U.S. Postal Service employees will still be able to request overtime and get it approved, according to testimony given by the new Postmaster General Louis DeJoy before the House Oversight Committee Aug. 24, but imperatives on truck schedules are still in place.

In early July, documents titled “PMGs expectations and plan” were reported to the public and contained plans to eliminate overtime because it was “not cost effective.”

USPS general counsel told members of Congress that the documents originated from a mid-level manager and were not an official representation of USPS policies, and DeJoy told the committee Monday that he did not plan to institute overtime cuts.

According to DeJoy, the overtime rate prior to his assumption of leadership at the agency was around 13 percent and continues to operate at around that rate. He also said that increasing overtime was on the table for the agency to respond to increased demand in the two weeks leading up to the 2020 presidential election.
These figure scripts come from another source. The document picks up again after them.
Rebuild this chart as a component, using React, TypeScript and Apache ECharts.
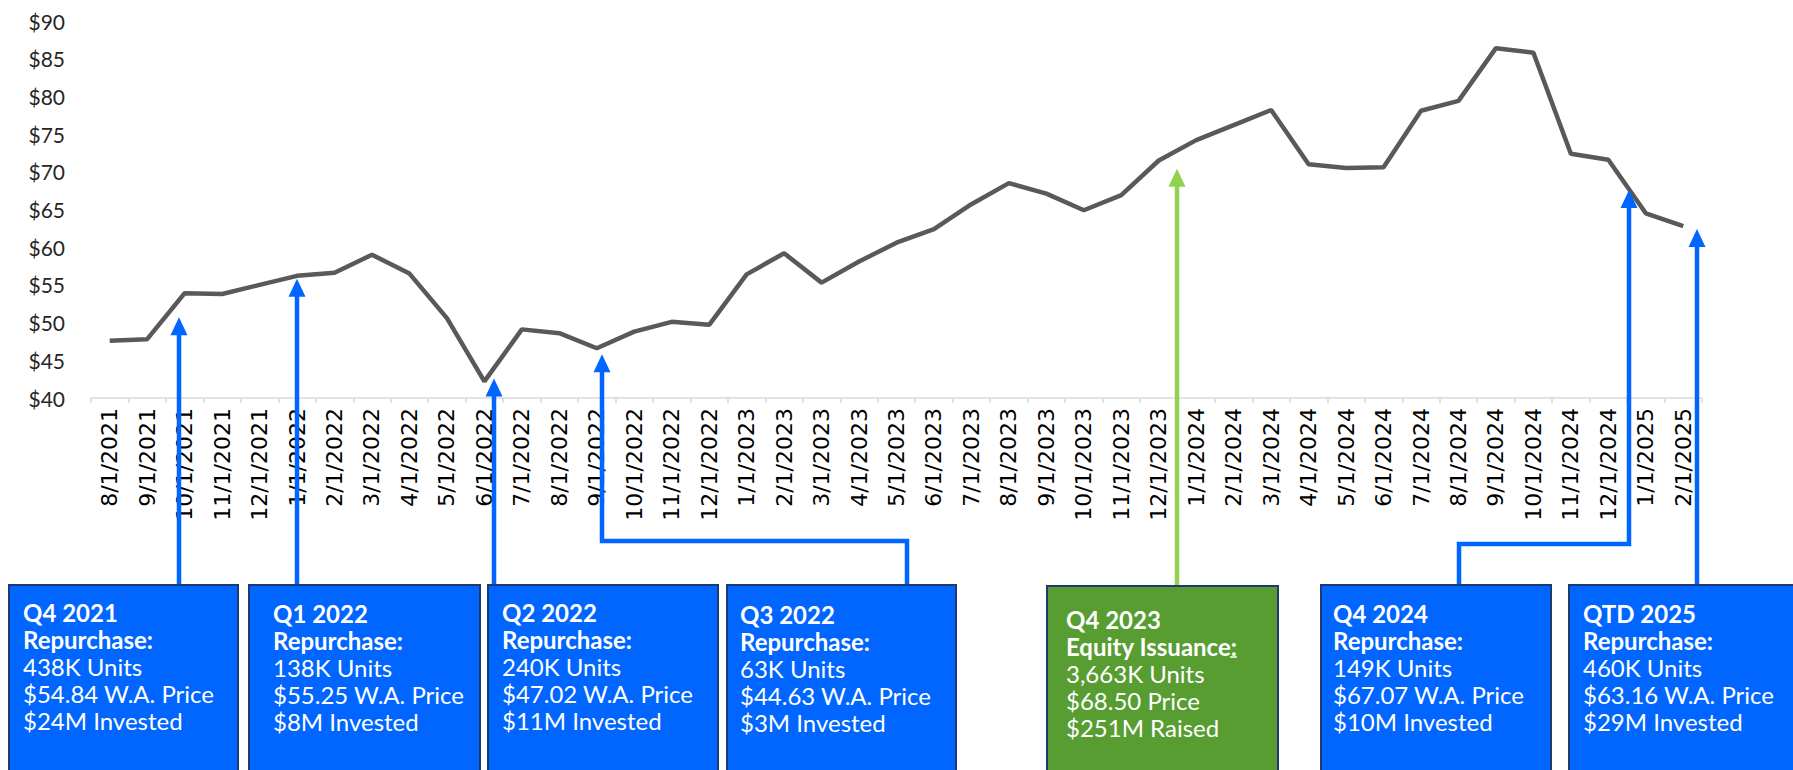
import { useEffect, useRef } from "react";
import * as echarts from "echarts";

const categories = [
  "8/1/2021", "9/1/2021", "10/1/2021", "11/1/2021", "12/1/2021",
  "1/1/2022", "2/1/2022", "3/1/2022", "4/1/2022", "5/1/2022", "6/1/2022",
  "7/1/2022", "8/1/2022", "9/1/2022", "10/1/2022", "11/1/2022", "12/1/2022",
  "1/1/2023", "2/1/2023", "3/1/2023", "4/1/2023", "5/1/2023", "6/1/2023",
  "7/1/2023", "8/1/2023", "9/1/2023", "10/1/2023", "11/1/2023", "12/1/2023",
  "1/1/2024", "2/1/2024", "3/1/2024", "4/1/2024", "5/1/2024", "6/1/2024",
  "7/1/2024", "8/1/2024", "9/1/2024", "10/1/2024", "11/1/2024", "12/1/2024",
  "1/1/2025", "2/1/2025",
];

const prices = [
  47.6, 47.8, 53.9, 53.8, 55.0,
  56.2, 56.6, 59.0, 56.5, 50.6, 42.2,
  49.1, 48.6, 46.6, 48.8, 50.1, 49.7,
  56.4, 59.2, 55.3, 58.1, 60.6, 62.4,
  65.7, 68.5, 67.1, 64.9, 66.9, 71.5,
  74.2, 76.2, 78.2, 71.0, 70.5, 70.6,
  78.1, 79.4, 86.4, 85.8, 72.4, 71.6,
  64.5, 62.8,
];

const yMin = 40;
const yMax = 90;
const yStep = 5;

// annotation arrows: position along the category axis (index units) and tip value
const arrowCats = [1.85, 5.0, 10.25, 13.15, 28.48, 40.56, 42.37];
const arrowTips = [50.7, 55.8, 42.6, 45.8, 70.4, 67.6, 62.4];
const arrowColors = ["#0066FF", "#0066FF", "#0066FF", "#0066FF", "#92D050", "#0066FF", "#0066FF"];

const boxTitles = ["Q4 2021", "Q1 2022", "Q2 2022", "Q3 2022", "Q4 2023", "Q4 2024", "QTD 2025"];
const boxKinds = ["Repurchase:", "Repurchase:", "Repurchase:", "Repurchase:", "Equity Issuance:", "Repurchase:", "Repurchase:"];
const boxUnits = ["438K Units", "138K Units", "240K Units", "63K Units", "3,663K Units", "149K Units", "460K Units"];
const boxPrices = ["$54.84 W.A. Price", "$55.25 W.A. Price", "$47.02 W.A. Price", "$44.63 W.A. Price", "$68.50 Price", "$67.07 W.A. Price", "$63.16 W.A. Price"];
const boxAmounts = ["$24M Invested", "$8M Invested", "$11M Invested", "$3M Invested", "$251M Raised", "$10M Invested", "$29M Invested"];
const boxFills = ["#0066FF", "#0066FF", "#0066FF", "#0066FF", "#579D31", "#0066FF", "#0066FF"];

// layout of the boxes (pixels)
const boxLefts = [9, 249, 488, 727, 1047, 1321, 1569];
const boxRights = [238, 480, 718, 956, 1278, 1551, 1800];
const boxTops = [585, 585, 585, 585, 586, 585, 585];
const textLefts = [23, 273, 502, 740, 1066, 1333, 1583];
const textFirst = [612, 613, 612, 614, 619, 613, 613];
// connector elbows: [elbowY, targetX] or null
const elbows: (null | [number, number])[] = [null, null, null, [541, 907], null, [544, 1459], null];

export default function App() {
  const ref = useRef<HTMLDivElement>(null);

  useEffect(() => {
    if (!ref.current) return;
    const chart = echarts.init(ref.current, null, { renderer: "svg" });
    chart.setOption({
      animation: false,
      backgroundColor: "#ffffff",
      grid: { left: 91, width: 1611, top: 21, height: 377, containLabel: false },
      xAxis: {
        type: "category",
        data: categories,
        boundaryGap: true,
        axisLine: { lineStyle: { color: "#d9d9d9", width: 1.5 } },
        axisTick: { show: true, length: 5, lineStyle: { color: "#d9d9d9", width: 1.5 } },
        axisLabel: {
          interval: 0,
          rotate: 90,
          margin: 10,
          fontFamily: "DejaVu Sans",
          fontSize: 22,
          color: "#000000",
        },
      },
      yAxis: {
        type: "value",
        min: yMin,
        max: yMax,
        interval: yStep,
        axisLine: { show: false },
        axisTick: { show: false },
        splitLine: { show: false },
        axisLabel: {
          formatter: (v: number) => "$" + v,
          fontFamily: "Lato",
          fontSize: 21,
          color: "#262626",
          margin: 26,
        },
      },
      series: [
        {
          type: "line",
          data: prices,
          symbol: "none",
          lineStyle: { color: "#595959", width: 4.5 },
          z: 3,
        },
      ],
    });

    const x0 = chart.convertToPixel({ xAxisIndex: 0 }, 0) as number;
    const x1 = chart.convertToPixel({ xAxisIndex: 0 }, 1) as number;
    const step = x1 - x0;
    const xAt = (c: number) => x0 + step * c;
    const yAt = (v: number) => chart.convertToPixel({ yAxisIndex: 0 }, v) as number;

    const elements: any[] = [];
    const headH = 18;
    const headW = 8.5;
    arrowCats.forEach((c, i) => {
      const x = Math.round(xAt(c));
      const tip = yAt(arrowTips[i]);
      const color = arrowColors[i];
      const el = elbows[i];
      const boxTop = boxTops[i];
      if (el) {
        elements.push({
          type: "polyline",
          z: 100,
          shape: { points: [[x, tip + headH - 2], [x, el[0]], [el[1], el[0]], [el[1], boxTop]] },
          style: { stroke: color, lineWidth: 4.5, fill: null },
        });
      } else {
        elements.push({
          type: "line",
          z: 100,
          shape: { x1: x, y1: tip + headH - 2, x2: x, y2: boxTop },
          style: { stroke: color, lineWidth: 4.5 },
        });
      }
      elements.push({
        type: "polygon",
        z: 101,
        shape: { points: [[x, tip], [x - headW, tip + headH], [x + headW, tip + headH]] },
        style: { fill: color },
      });
    });

    const lineGap = 27;
    boxTitles.forEach((t, i) => {
      elements.push({
        type: "rect",
        z: 110,
        shape: { x: boxLefts[i], y: boxTops[i], width: boxRights[i] - boxLefts[i], height: 220 },
        style: { fill: boxFills[i], stroke: "#1F3A70", lineWidth: 2 },
      });
      const lines = [
        { text: t, bold: true },
        { text: boxKinds[i], bold: true },
        { text: boxUnits[i], bold: false },
        { text: boxPrices[i], bold: false },
        { text: boxAmounts[i], bold: false },
      ];
      lines.forEach((ln, j) => {
        elements.push({
          type: "text",
          z: 120,
          x: textLefts[i],
          y: textFirst[i] + j * lineGap,
          style: {
            text: ln.text,
            fill: "#ffffff",
            fontFamily: "Lato",
            fontSize: 24,
            fontWeight: ln.bold ? "bold" : "normal",
            align: "left",
            verticalAlign: "middle",
          },
        });
      });
    });
    // underline under the colon of "Equity Issuance:"
    elements.push({
      type: "line",
      z: 121,
      shape: { x1: 1230, y1: textFirst[4] + lineGap + 11, x2: 1237, y2: textFirst[4] + lineGap + 11 },
      style: { stroke: "#ffffff", lineWidth: 1.5 },
    });

    chart.setOption({ graphic: { elements } });

    return () => {
      chart.dispose();
    };
  }, []);

  return (
    <div
      ref={ref}
      style={{ position: "fixed", left: 0, top: 0, width: 1793, height: 770, background: "#fff" }}
    />
  );
}
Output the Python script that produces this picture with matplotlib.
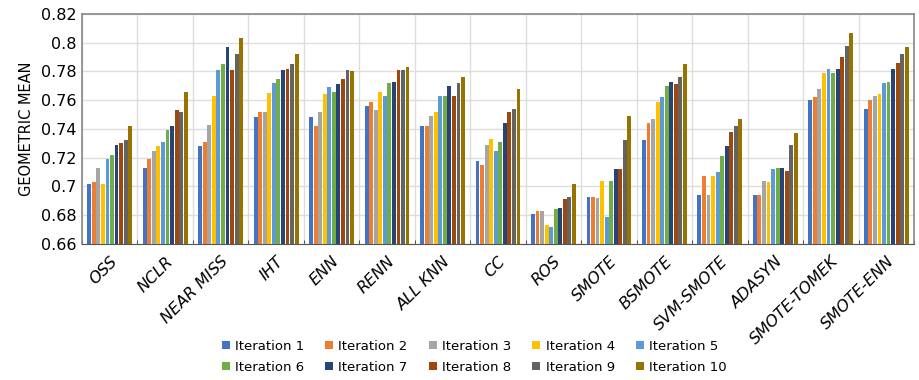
import matplotlib

matplotlib.use("Agg")
import matplotlib.pyplot as plt
import numpy as np

methods = ["OSS", "NCLR", "NEAR MISS", "IHT", "ENN", "RENN", "ALL KNN", "CC",
           "ROS", "SMOTE", "BSMOTE", "SVM-SMOTE", "ADASYN", "SMOTE-TOMEK",
           "SMOTE-ENN"]
iterations = [f"Iteration {i}" for i in range(1, 11)]

# geometric mean per method, one list per method (iteration 1..10)
gmean = [
    [0.702, 0.703, 0.713, 0.702, 0.719, 0.722, 0.729, 0.730, 0.732, 0.742],
    [0.713, 0.719, 0.725, 0.728, 0.731, 0.739, 0.742, 0.753, 0.752, 0.766],
    [0.728, 0.731, 0.743, 0.763, 0.781, 0.785, 0.797, 0.781, 0.792, 0.803],
    [0.748, 0.752, 0.752, 0.765, 0.772, 0.775, 0.781, 0.782, 0.785, 0.792],
    [0.748, 0.742, 0.752, 0.764, 0.769, 0.766, 0.771, 0.775, 0.781, 0.780],
    [0.756, 0.759, 0.753, 0.766, 0.763, 0.772, 0.773, 0.781, 0.781, 0.783],
    [0.742, 0.742, 0.749, 0.752, 0.763, 0.763, 0.770, 0.763, 0.772, 0.776],
    [0.718, 0.715, 0.729, 0.733, 0.725, 0.731, 0.744, 0.752, 0.754, 0.768],
    [0.681, 0.683, 0.683, 0.673, 0.672, 0.684, 0.685, 0.691, 0.693, 0.702],
    [0.693, 0.693, 0.692, 0.704, 0.679, 0.704, 0.712, 0.712, 0.732, 0.749],
    [0.732, 0.744, 0.747, 0.759, 0.762, 0.770, 0.773, 0.771, 0.776, 0.785],
    [0.694, 0.707, 0.694, 0.707, 0.710, 0.721, 0.728, 0.738, 0.742, 0.747],
    [0.694, 0.694, 0.704, 0.703, 0.712, 0.713, 0.713, 0.711, 0.729, 0.737],
    [0.760, 0.762, 0.768, 0.779, 0.782, 0.779, 0.782, 0.790, 0.798, 0.807],
    [0.754, 0.760, 0.763, 0.764, 0.772, 0.773, 0.782, 0.786, 0.792, 0.797],
]

colors = ["#4472C4", "#ED7D31", "#A5A5A5", "#FFC000", "#5B9BD5",
          "#70AD47", "#264478", "#9E480E", "#636363", "#997300"]

yticks = [0.66, 0.68, 0.70, 0.72, 0.74, 0.76, 0.78, 0.80, 0.82]
ytick_labels = ["0.66", "0.68", "0.7", "0.72", "0.74", "0.76", "0.78", "0.8", "0.82"]

data = np.array(gmean)
x = np.arange(len(methods))
width = 0.082

fig, ax = plt.subplots(figsize=(9.19, 3.8), dpi=100)
fig.subplots_adjust(left=82 / 919, right=914 / 919, top=1 - 14 / 380,
                    bottom=1 - 244 / 380)

for k, (label, color) in enumerate(zip(iterations, colors)):
    offset = (k - 4.5) * width
    ax.bar(x + offset, data[:, k], width * 0.85, color=color, label=label,
           zorder=3)

ax.set_ylim(0.66, 0.82)
ax.set_xlim(-0.5, len(methods) - 0.5)
ax.set_yticks(yticks)
ax.set_yticklabels(ytick_labels, fontsize=11.5)
ax.set_xticks(x)
ax.set_xticklabels(methods, rotation=45, ha="right", rotation_mode="anchor",
                   fontsize=11.5, style="italic")
ax.tick_params(axis="x", length=0, pad=7)
ax.tick_params(axis="y", length=0, pad=4)
ax.set_xticks(np.arange(-0.5, len(methods)), minor=True)
ax.tick_params(axis="x", which="minor", direction="in", length=3,
               color="#333333")
ax.grid(axis="y", color="#dddddd", linewidth=1, zorder=0)
ax.grid(axis="x", which="minor", color="#dddddd", linewidth=1, zorder=0)
ax.set_ylabel("GEOMETRIC MEAN", fontsize=10.5, labelpad=5)

for side in ["top", "right", "left"]:
    ax.spines[side].set_color("#888888")
    ax.spines[side].set_linewidth(1.2)
ax.spines["bottom"].set_color("#555555")

# legend fills row by row in the reference: 1-5 on top, 6-10 below
handles, labels = ax.get_legend_handles_labels()
order = [0, 5, 1, 6, 2, 7, 3, 8, 4, 9]
fig.legend([handles[i] for i in order], [labels[i] for i in order],
           loc="lower center", bbox_to_anchor=(0.516, -0.015), ncol=5,
           frameon=False, fontsize=9.5, handlelength=0.6, handleheight=0.6,
           handletextpad=0.4, columnspacing=1.6, labelspacing=0.6)

fig.savefig("out.png", dpi=100)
But the agency has still seen a significant drop in the amount of mail delivered on time since early July, according to a briefing that was given to the postmaster general Aug. 12 and publicly released by the House Oversight Committee Saturday.

DeJoy announced just days before that he would be backing off of many planned operational changes for the agency until after the election, but one change that was not addressed in that announcement was the push for delivery trucks to go out on time no matter what.

“It’s a fundamental premise of how the whole mail network is put together. If the trucks don’t run on time, the mail carriers can’t leave on time. They are out there at night, they have to come back and get more mail. Collection processes are late, plant processes are distorted,” DeJoy said.

“I see several billion dollars in potential savings in getting the system to connect properly and that’s why we ran out and put a plan together to really get this fundamental, basic principles. Run your trucks on time.”

Postal workers have said that the on-time truck initiative has been behind recent delays, and members of the committee relayed anecdotal reports from their own states claiming that trucks were sent out nearly empty while time-sensitive packages languished in sorting facilities, in order to keep trucks leaving on time.

DeJoy testified that the initiative was presented as a “request” to “just run your trucks on time, put a plan to run your trucks on time.”

DeJoy also pointed to employee availability problems due to COVID-19 as a factor in mail delays, as such availability was down three to four percent on average across the country, and as much as 20 percent in major cities like Detroit and Philadelphia.

Jessie Bur covers federal IT and management.